Let’s not forget the big reason why we learned about descriptive statistics. The big reason is that we are interested in getting answers to questions using data.

If you are looking for a big theme to think about while you take this course, the theme is: how do we ask and answer questions using data?

For every section in this book, you should be connecting your inner monologue to this question, and asking yourself: How does what I am learning about help me answer questions with data? Advance warning: we know it is easy to forget this stuff when we dive into the details, and we will try to throw you a rope to help you out along the way…remember, we’re trying to answer questions with data.
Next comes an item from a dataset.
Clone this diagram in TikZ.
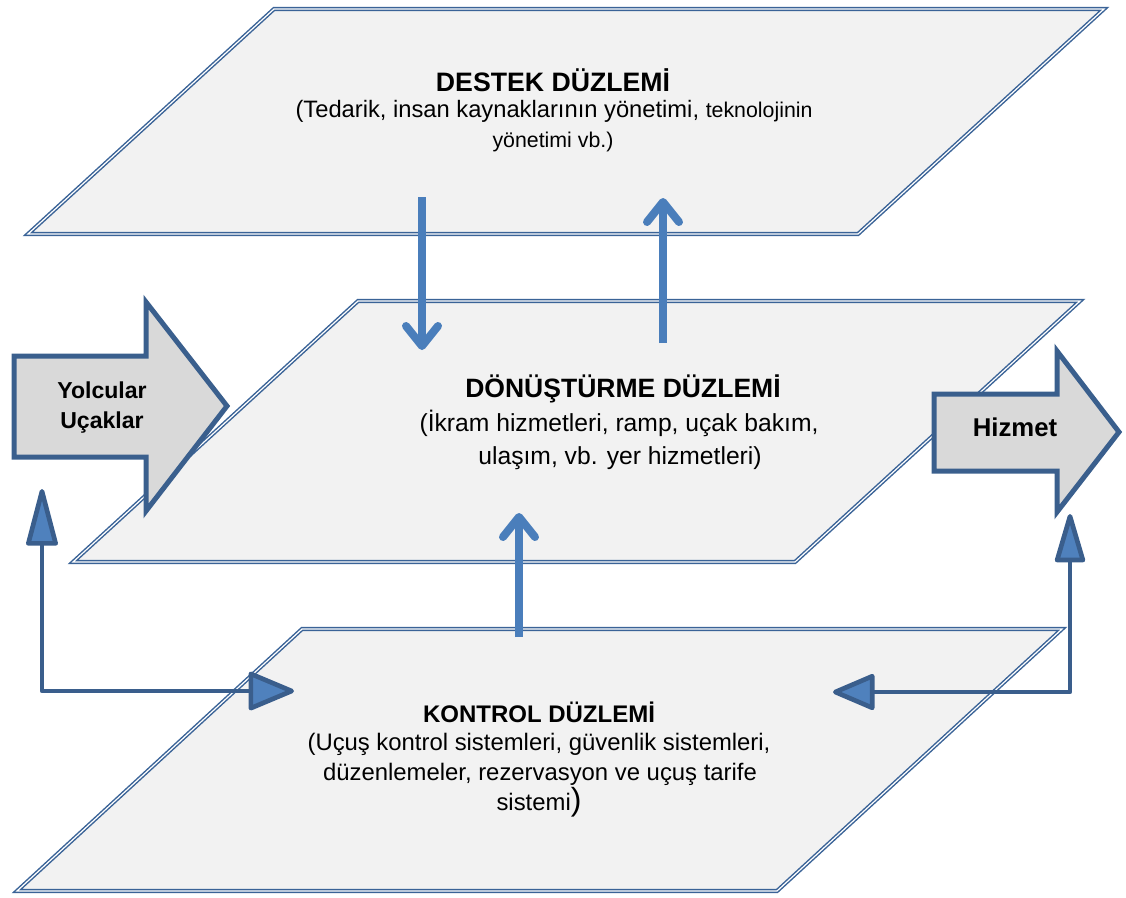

We started Chapter two with some fake data on human happiness, remember? We imagined that we asked a bunch of people to tell us how happy they were, then we looked at the numbers they gave us. Let’s continue with this imaginary thought experiment.

What do you get when you ask people to use a number to describe how happy they are? A bunch of numbers. What kind of questions can you ask about those numbers? Well, you can look at the numbers and estimate their general properties as we already did. We would expect those numbers tell us some things we already know. There are different people, and different people are different amounts of happy. You’ve probably met some of those of really happy people, and really unhappy people, and you yourself probably have some amount of happiness. “Great, thanks Captain Obvious”.

Before moving on, you should also be skeptical of what the numbers might mean. For example, if you force people to give a number between 0-100 to rate their happiness, does this number truly reflect how happy that person is? Can a person know how happy they are? Does the question format bias how they give their answer? Is happiness even a real thing? These are all good questions about the validity of the construct (happiness itself) and the measure (numbers) you are using to quantify it. For now, though, we will side-step those very important questions, and assume that, happiness is a thing, and our measure of happiness measures something about how happy people are.

OK then, after we have measured some happiness, I bet you can think of some more pressing questions. For example, what causes happiness to go up or down. If you knew the causes of happiness what could you do? How about increase your own happiness; or, help people who are unhappy; or, better appreciate why Eeyore from Winnie the Pooh is unhappy; or, present valid scientific arguments that argue against incorrect claims about what causes happiness. A causal theory and understanding of happiness could be used for all of those things. How can we get there?

Imagine you were an alien observer. You arrived on earth and heard about this thing called happiness that people have. You want to know what causes happiness. You also discover that planet earth has lots of other things. Which of those things, you wonder, cause happiness? How would your alien-self get started on this big question.

As a person who has happiness, you might already have some hunches about what causes changes in happiness. For example things like: weather, friends, music, money, education, drugs, books, movies, beliefs, personality, color of your shoes, eyebrow length, number of cat’s you see per day, frequency of subway delay, a lifetime supply of chocolate, etcetera etcetera (as Willy Wonka would say), might all contribute to happiness in someway. There could be many different causes of happiness.